Em conjunto com a Rede Justiça Criminal, o IDDD tem liderado desde 2011 diálogos e atividades de advocacy pela aprovação do projeto de lei que propõe alterar o Código de Processo Penal para instituir as audiências de custódia. Após ter tramitado por cinco anos no Senado Federal e enfim ser aprovado, no final do ano passado o texto chegou à Câmara dos Deputados, que decidiu apensar o projeto (PL nº 6.620/2016) ao projeto que trata da reforma do Código de Processo Penal (PL nº 8.045/2010). Portanto, a proposta passará por uma etapa extensa de análise, que adiará ainda mais a sua regulamentação. Na ocasião, o IDDD divulgou uma nota pública manifestando preocupação com a decisão da Câmara dos Deputados. Clique aqui para conferir.

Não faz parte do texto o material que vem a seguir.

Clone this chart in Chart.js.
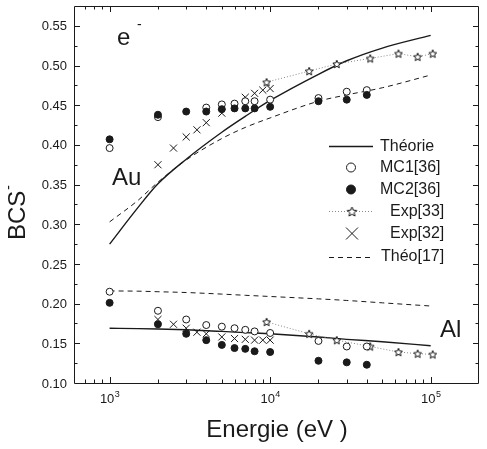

Além disso, ao firmar a parceria com o CNJ e o Ministério da Justiça, que possibilitou a implementação do mecanismo em todas as capitais brasileiras, o IDDD comprometeu-se a monitorar a realização das audiências de custódia nos estados, avaliando seus resultados, coletando dados e sinalizando seu impacto no sistema de justiça criminal do país. Em São Paulo, esse monitoramento deu origem ao relatório “Monitoramento das Audiências de Custódia em São Paulo”, lançado em maio de 2016 e, para este ano, está previsto o lançamento de uma versão do estudo com dados nacionais, construído em conjunto com parceiros (organizações, faculdades e grupos de estudos) de nove unidades da federação.